Five years after the publication of Democrats and Dissenters, with its several deeply moving biographical sketches of important Indian intellectuals fading from public memory, Ramachandra Guha has come up with another.
His Rebels Against the Raj — Western Fighters for India’s Freedom brings back to popular attention the life and times of a few of many remarkable foreigners who came to live in India and joined hands with Indians in their struggle for freedom from British rule under Mahatma Gandhi’s leadership.
The foreigners in India’s freedom struggle contributed to its success.
Later, those who were alive after Independence, joined the discussions, often forcefully, on India’s future course.
In doing so, a catholic India stood out in a world of ultra-nationalism and exclusions. It quietly accepted that these foreigners had earned the right to speak as stakeholders of a country they considered their own and for whose freedom they had fought and suffered.
The book is aptly dedicated to Jean Drèze, the well-known Indian economist, formerly a Belgian, clearly to disprove the notion that “no foreigner, they (meaning the BJP and the RSS among others?) believe, can teach them anything.”
The seven individuals, whose lives Guha covers in his book, include four who, decades after, are still easily recognisable by many Indians — the British firebrand, Annie Besant, the forthright journalist BG Horniman, Samuel Evan Stokes (later Satyananda, after his conversion to Hinduism), and the Mahatma Gandhi acolyte Mira Behn (formerly Madeleine Slade).
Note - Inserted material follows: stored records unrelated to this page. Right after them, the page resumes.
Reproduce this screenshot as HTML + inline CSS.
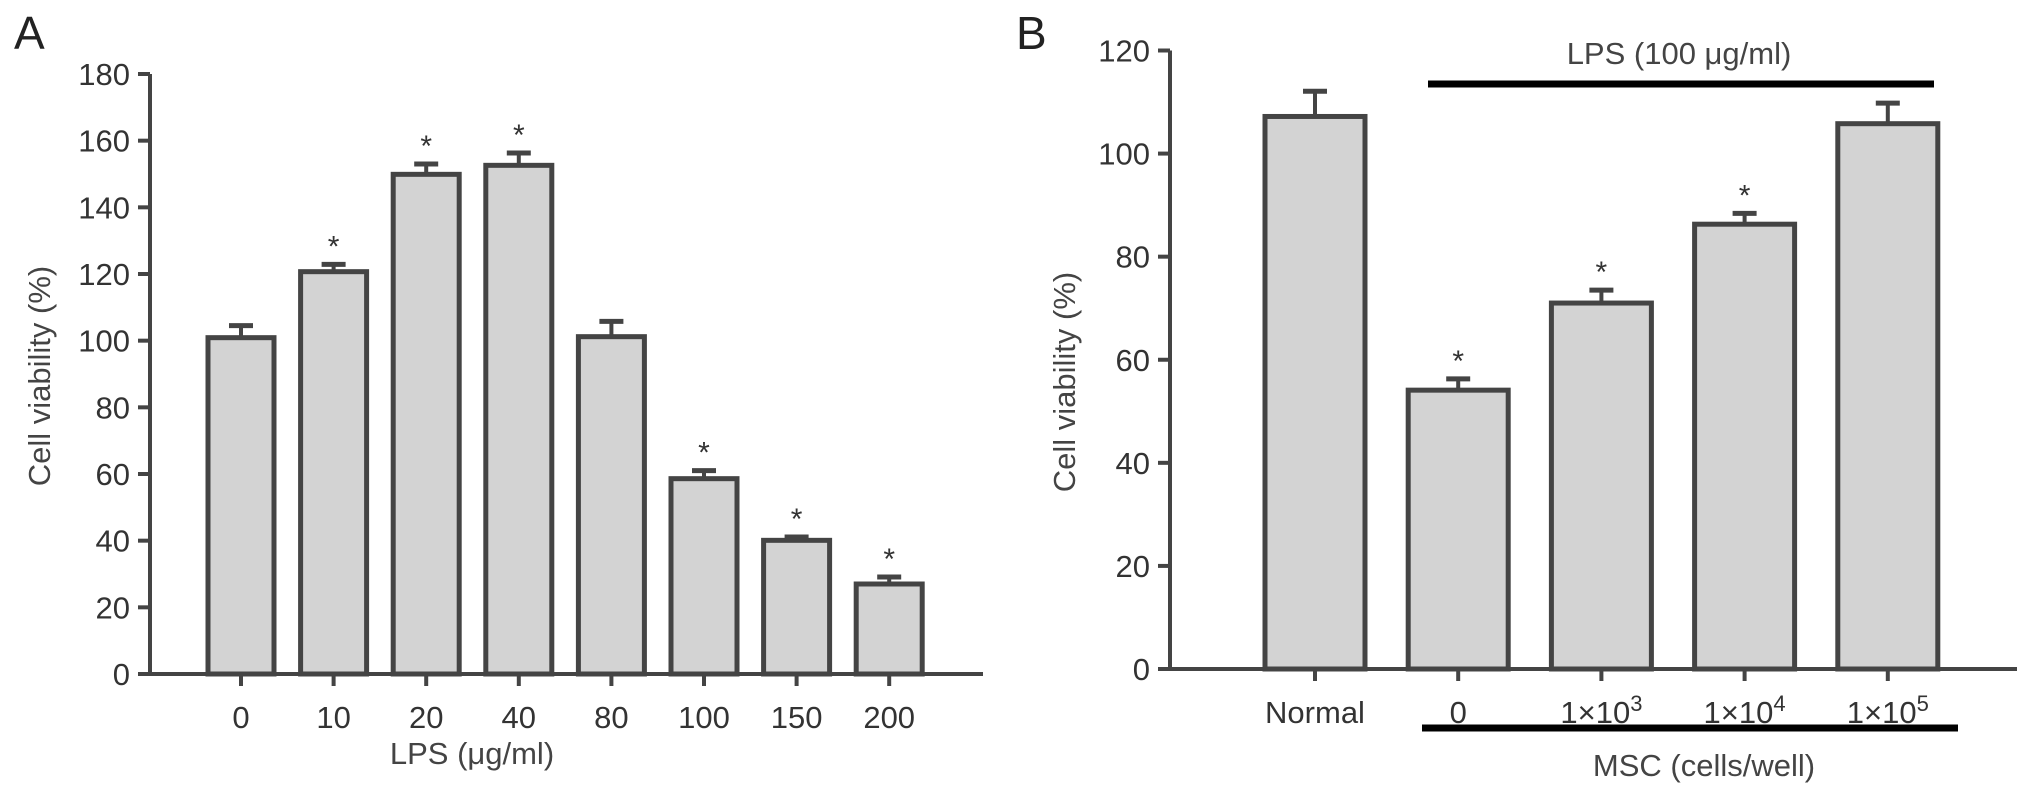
<!DOCTYPE html>
<html><head><meta charset="utf-8"><style>
html,body{margin:0;padding:0;background:#fff;}
svg{display:block;font-family:"Liberation Sans",sans-serif;}
</style></head><body>
<svg id="fig" width="2032" height="795" viewBox="0 0 2032 795"></svg>
<script>
const catsA = ["0","10","20","40","80","100","150","200"];
const valsA = [100.9,120.7,149.9,152.6,101.2,58.6,40.1,27.0];
const errsA = [104.5,122.9,153.0,156.3,105.8,61.0,41.1,29.1];
const starsA = [false,true,true,true,false,true,true,true];
const ticksA = [0,20,40,60,80,100,120,140,160,180];

const catsB = ["Normal","0","1×10^3","1×10^4","1×10^5"];
const valsB = [107.2,54.1,71.0,86.3,105.8];
const errsB = [112.1,56.3,73.5,88.4,109.8];
const starsB = [false,true,true,true,false];
const ticksB = [0,20,40,60,80,100,120];

const NS = "http://www.w3.org/2000/svg";
const svg = document.getElementById("fig");
const C = "#444";
function mk(tag, attrs, parent){
  const e = document.createElementNS(NS, tag);
  for (const k in attrs) e.setAttribute(k, attrs[k]);
  (parent||svg).appendChild(e);
  return e;
}
function panel(o){
  const g = mk("g", {});
  
  
  const y = v => o.y0 - (v - 0) * (o.y0 - o.yTop) / o.yMax;
  const x = i => o.x0 + i * o.step;
  const ya = mk("line",{x1:o.ax,y1:y(o.yMax),x2:o.ax,y2:o.y0,stroke:C,"stroke-width":4},g);
  
  
  const xa = mk("line",{x1:o.ax-2,y1:o.y0,x2:o.axEnd,y2:o.y0,stroke:C,"stroke-width":4},g);
  
  
  o.ticks.forEach(t=>{
    mk("line",{x1:o.ax-12,y1:y(t),x2:o.ax,y2:y(t),stroke:C,"stroke-width":4},g);
    const tl = mk("text",{x:o.ax-20,y:y(t)+11,"text-anchor":"end","font-size":31,fill:"#333"},g);
    tl.textContent = t;
    
    
  });
  o.cats.forEach((c,i)=>{
    const cx = x(i);
    const top = y(o.vals[i]);
    const r = mk("rect",{x:cx-o.bw/2,y:top,width:o.bw,height:o.y0-top,fill:"#d3d3d3",stroke:C,"stroke-width":5},g);
    
    
    const ey = y(o.errs[i]);
    mk("line",{x1:cx,y1:top,x2:cx,y2:ey,stroke:C,"stroke-width":4},g);
    const cap = mk("line",{x1:cx-12,y1:ey,x2:cx+12,y2:ey,stroke:C,"stroke-width":5},g);
    
    
    if (o.stars[i]) {
      const s = mk("text",{x:cx,y:ey-8,"text-anchor":"middle","font-size":30,fill:"#333"},g);
      s.textContent = "*";
      
      
    }
    mk("line",{x1:cx,y1:o.y0,x2:cx,y2:o.y0+12,stroke:C,"stroke-width":4},g);
    const xl = mk("text",{x:cx,y:o.y0+54,"text-anchor":"middle","font-size":31,fill:"#333"},g);
    const parts = c.split("^");
    xl.textContent = parts[0];
    if (parts[1]) {
      const sp = mk("tspan",{dy:-12,"font-size":22},xl);
      sp.textContent = parts[1];
    }
    
    
  });
  return g;
}
panel({name:"panel-a",cats:catsA,vals:valsA,errs:errsA,stars:starsA,ticks:ticksA,
  ax:150,axEnd:983,y0:674,yTop:74,yMax:180,x0:241,step:92.6,bw:66});
panel({name:"panel-b",cats:catsB,vals:valsB,errs:errsB,stars:starsB,ticks:ticksB,
  ax:1170,axEnd:2017,y0:669,yTop:50.5,yMax:120,x0:1315,step:143.2,bw:100});

function txt(s, attrs, name){
  const t = mk("text", attrs);
  t.textContent = s;
  
  
  return t;
}
txt("A",{x:14,y:49,"font-size":46,fill:"#222"},"panel-a-label");
txt("B",{x:1016,y:49,"font-size":46,fill:"#222"},"panel-b-label");
txt("Cell viability (%)",{x:0,y:0,"text-anchor":"middle","font-size":31,fill:"#444",transform:"translate(50,376) rotate(-90)"},"y-axis-title-a");
txt("Cell viability (%)",{x:0,y:0,"text-anchor":"middle","font-size":31,fill:"#444",transform:"translate(1075,382) rotate(-90)"},"y-axis-title-b");
txt("LPS (μg/ml)",{x:472,y:764,"text-anchor":"middle","font-size":31,fill:"#444"},"x-axis-title-a");
txt("LPS (100 μg/ml)",{x:1679,y:64,"text-anchor":"middle","font-size":31,fill:"#444"},"lps-group-label");
txt("MSC (cells/well)",{x:1704,y:776,"text-anchor":"middle","font-size":31,fill:"#444"},"x-axis-title-b");
const l1 = mk("line",{x1:1428,y1:84,x2:1934,y2:84,stroke:"#000","stroke-width":7});


const l2 = mk("line",{x1:1422,y1:728,x2:1958,y2:728,stroke:"#000","stroke-width":7});


</script>
</body></html>
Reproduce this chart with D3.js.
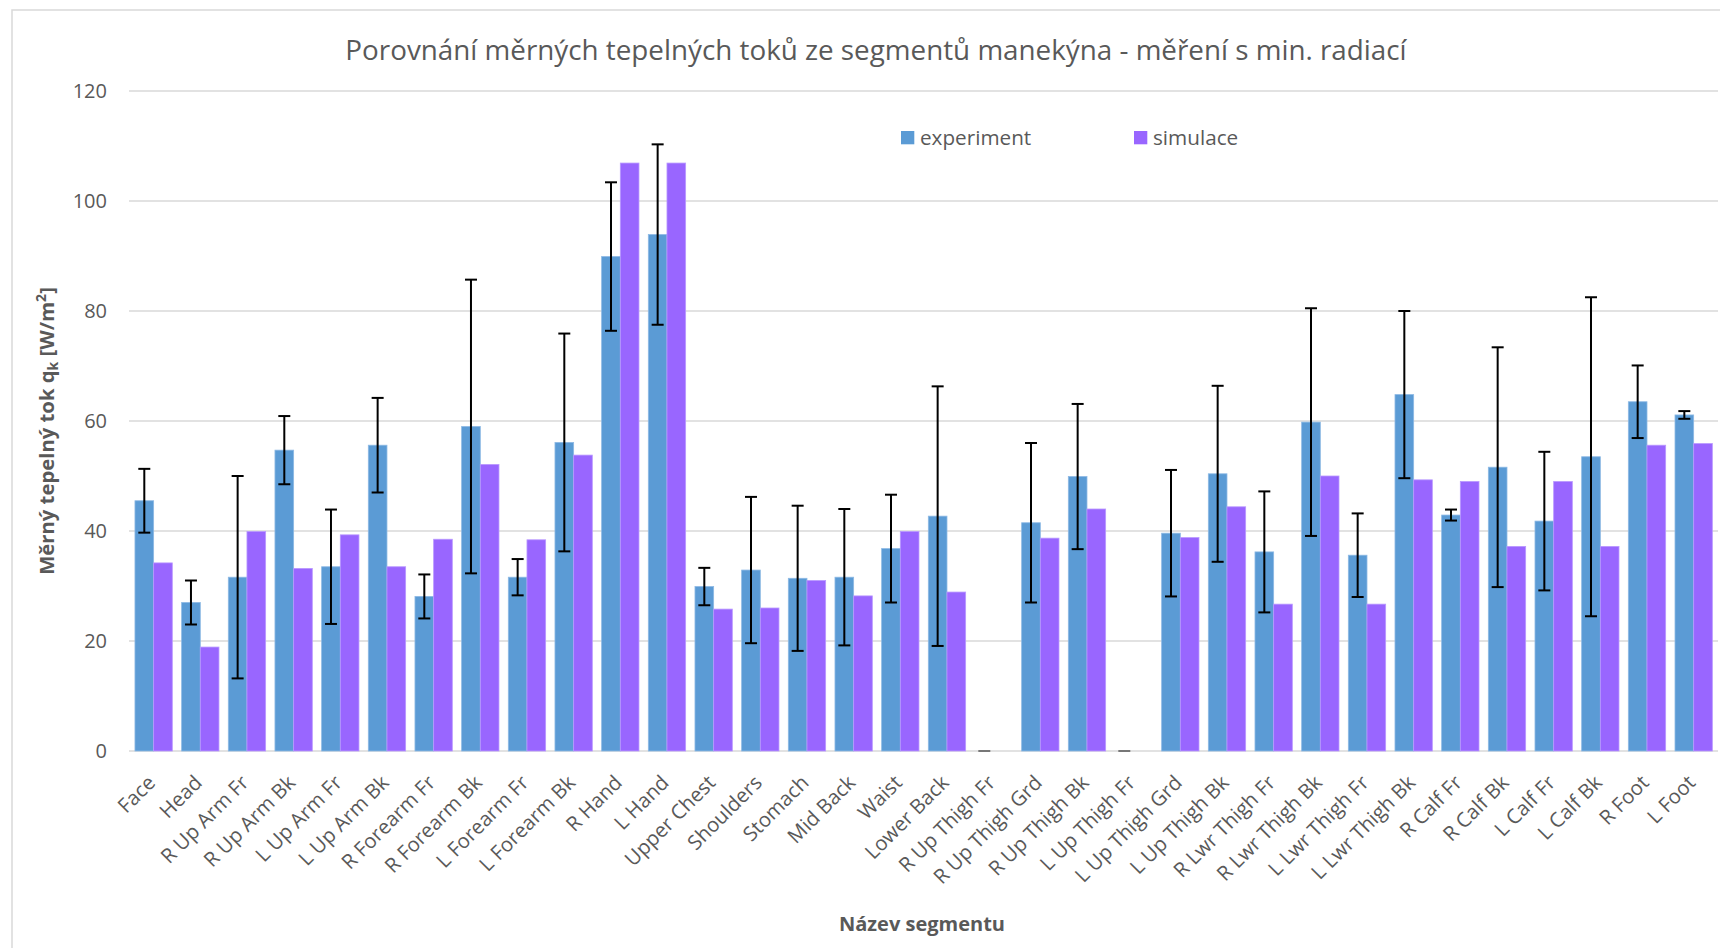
<!DOCTYPE html>
<html>
<head>
<meta charset="utf-8">
<script src="https://cdn.jsdelivr.net/npm/d3@7"></script>
<style>
  html, body { margin: 0; padding: 0; background: #fff; }
  svg { display: block; }
  text { font-family: "Open Sans", sans-serif; }
</style>
</head>
<body>
<svg id="chart" width="1720" height="948"></svg>
<script>
const categories = ["Face","Head","R Up Arm Fr","R Up Arm Bk","L Up Arm Fr","L Up Arm Bk","R Forearm Fr","R Forearm Bk","L Forearm Fr","L Forearm Bk","R Hand","L Hand","Upper Chest","Shoulders","Stomach","Mid Back","Waist","Lower Back","R Up Thigh Fr","R Up Thigh Grd","R Up Thigh Bk","L Up Thigh Fr","L Up Thigh Grd","L Up Thigh Bk","R Lwr Thigh Fr","R Lwr Thigh Bk","L Lwr Thigh Fr","L Lwr Thigh Bk","R Calf Fr","R Calf Bk","L Calf Fr","L Calf Bk","R Foot","L Foot"];
const experiment = [45.5,27.0,31.6,54.7,33.5,55.6,28.1,59.0,31.6,56.1,89.9,93.9,29.9,32.9,31.4,31.6,36.8,42.7,0,41.5,49.9,0,39.6,50.4,36.2,59.8,35.6,64.8,42.9,51.6,41.8,53.5,63.5,61.1];
const experimentError = [5.8,4.0,18.4,6.2,10.4,8.6,4.0,26.7,3.3,19.8,13.5,16.4,3.4,13.3,13.2,12.4,9.8,23.6,0,14.5,13.2,0,11.5,16.0,11.0,20.7,7.6,15.2,1.0,21.8,12.6,29.0,6.6,0.7];
const simulace = [34.2,18.9,39.9,33.2,39.3,33.5,38.5,52.1,38.4,53.8,106.9,106.9,25.8,26.0,31.0,28.2,39.9,28.9,0,38.7,44.0,0,38.8,44.4,26.7,50.0,26.7,49.3,49.0,37.2,49.0,37.2,55.6,55.9];
const yTicks = [0,20,40,60,80,100,120];
const seriesNames = ["experiment","simulace"];
const seriesColors = ["#5B9BD5","#9966FF"];
const seriesStroke = ["#8DB9E4","#B998FF"];
const titleText = "Porovnání měrných tepelných toků ze segmentů manekýna - měření s min. radiací";
const xTitle = "Název segmentu";

const svg = d3.select("#chart");
const plot = {left: 130.3, right: 1717, top: 91, bottom: 751};

// chart border
svg.append("rect").attr("x", 12).attr("y", 10).attr("width", 1760).attr("height", 1000)
  .attr("fill", "#fff").attr("stroke", "#D9D9D9").attr("stroke-width", 1.5);

const x = d3.scaleBand().domain(categories).range([plot.left, plot.right])
  .paddingInner(0.2).paddingOuter(0.1);
const xs = d3.scaleBand().domain(seriesNames).range([0, x.bandwidth()]);
const y = d3.scaleLinear().domain([0, 120]).range([plot.bottom, plot.top]);

// gridlines
svg.append("g").selectAll("line").data(yTicks).join("line")
  .attr("x1", 129).attr("x2", 1718)
  .attr("y1", d => y(d)).attr("y2", d => y(d))
  .attr("stroke", "#D9D9D9").attr("stroke-width", 1.5);

// y axis labels
const yAxis = d3.axisLeft(y).tickValues(yTicks).tickSize(0).tickPadding(0);
const gy = svg.append("g").attr("transform", "translate(107,0)").call(yAxis);
gy.select(".domain").remove();
gy.selectAll("text").attr("font-size", 20).attr("fill", "#595959")
  .attr("font-family", "Open Sans, sans-serif");

// bars
const data = categories.map((c, i) => ({c, vals: [experiment[i], simulace[i]], err: experimentError[i]}));
const groups = svg.append("g").selectAll("g").data(data).join("g")
  .attr("transform", d => `translate(${x(d.c)},0)`);
groups.selectAll("rect").data(d => d.vals.map((v, k) => ({v, k}))).join("rect")
  .attr("x", d => xs(seriesNames[d.k]))
  .attr("width", xs.bandwidth())
  .attr("y", d => y(d.v))
  .attr("height", d => y(0) - y(d.v))
  .attr("fill", d => seriesColors[d.k])
  .attr("stroke", d => d.v > 0 ? seriesStroke[d.k] : "none")
  .attr("stroke-width", 0.8);

// error bars on experiment
const eg = svg.append("g").attr("stroke", "#000").attr("stroke-width", 2);
data.forEach(d => {
  const cx = x(d.c) + xs("experiment") + xs.bandwidth() / 2;
  const hi = y(d.vals[0] + d.err), lo = y(Math.max(0, d.vals[0] - d.err));
  if (d.err > 0) eg.append("line").attr("x1", cx).attr("x2", cx).attr("y1", hi).attr("y2", lo);
  eg.append("line").attr("x1", cx - 6).attr("x2", cx + 6).attr("y1", hi).attr("y2", hi)
    .attr("stroke", d.vals[0] > 0 ? "#000" : "#777");
  if (d.err > 0) eg.append("line").attr("x1", cx - 6).attr("x2", cx + 6).attr("y1", lo).attr("y2", lo);
});

// x axis labels
const xAxis = d3.axisBottom(x).tickSize(0).tickPadding(0);
const gx = svg.append("g").attr("transform", `translate(0,${plot.bottom})`).call(xAxis);
gx.select(".domain").remove();
gx.selectAll("text")
  .attr("font-size", 20.3).attr("fill", "#595959").attr("font-family", "Open Sans, sans-serif")
  .attr("text-anchor", "end").attr("dy", null).attr("y", null)
  .attr("transform", "translate(3,33) rotate(-45)");

// title
svg.append("text").attr("x", 876).attr("y", 60).attr("text-anchor", "middle")
  .attr("font-size", 27.8).attr("fill", "#595959").text(titleText);

// axis titles
svg.append("text").attr("transform", "translate(54,431) rotate(-90)").attr("text-anchor", "middle")
  .attr("font-size", 20.3).attr("font-weight", "bold").attr("fill", "#595959")
  .call(t => {
    t.append("tspan").text("Měrný tepelný tok q");
    t.append("tspan").attr("font-size", 14).attr("dy", 4).text("k");
    t.append("tspan").attr("dy", -4).text(" [W/m");
    t.append("tspan").attr("font-size", 14).attr("dy", -8).text("2");
    t.append("tspan").attr("dy", 8).text("]");
  });
svg.append("text").attr("x", 922).attr("y", 930.7).attr("text-anchor", "middle")
  .attr("font-size", 20).attr("font-weight", "bold").attr("fill", "#595959").text(xTitle);

// legend
const legendX = [901, 1134];
const lg = svg.append("g").selectAll("g").data(seriesNames).join("g")
  .attr("transform", (d, i) => `translate(${legendX[i]},131)`);
lg.append("rect").attr("width", 13.3).attr("height", 13.3).attr("fill", (d, i) => seriesColors[i]);
lg.append("text").attr("x", 19).attr("y", 13.5).attr("font-size", 20.7).attr("fill", "#595959").text(d => d);
</script>
</body>
</html>
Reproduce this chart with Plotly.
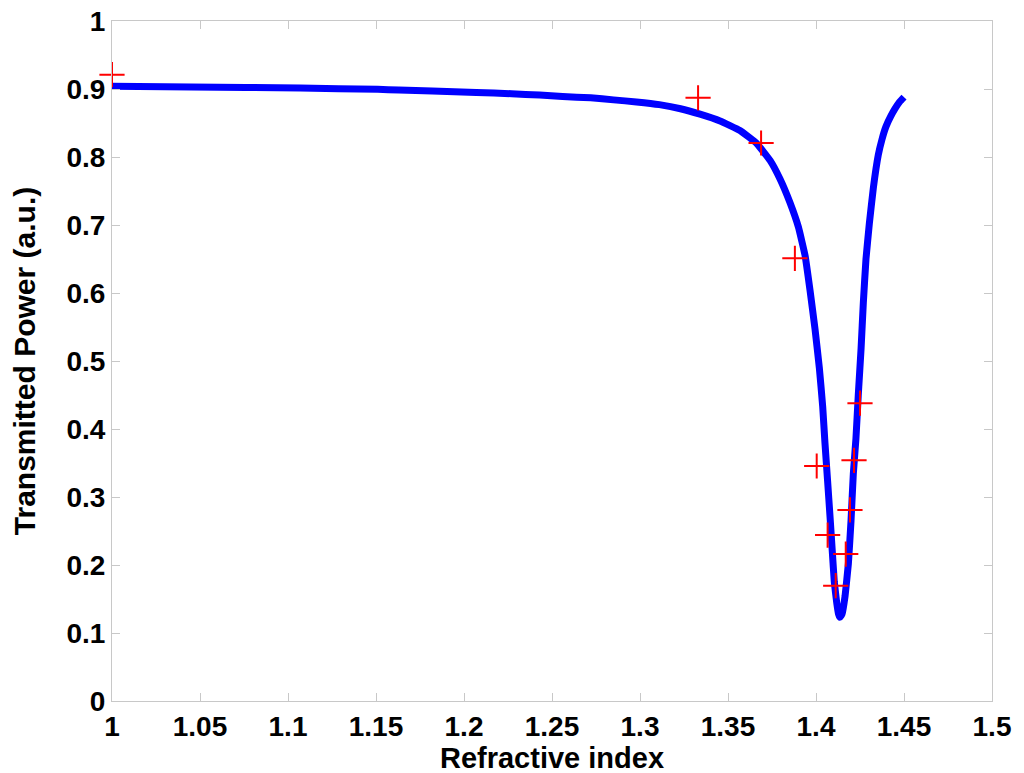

The four less easily recalled, but important for all Indians to know, ones Guha introduces us to, are a former important member of the Communist Party of Great Britain and later a rabid anti-communist, Philip Spratt, Sarala (formerly Catherine Mary Heilman) and the missionary Dick (Ralph Richard) Keithahn.
Five of the seven were British and the remaining two — Stokes and Keithahn — American.
Fighting for India
Perhaps ‘renegade’ used by Guha is too strong a term to describe five of seven individuals figuring in this book who were British, for what “they did in India for India,” and for believing, as EM Forster does in his famous 1939 essay, ‘What I Believe’, that “Tolerance, good temper and sympathy — they are what matter really, and if the human race is not to collapse, they must come to the front before long.”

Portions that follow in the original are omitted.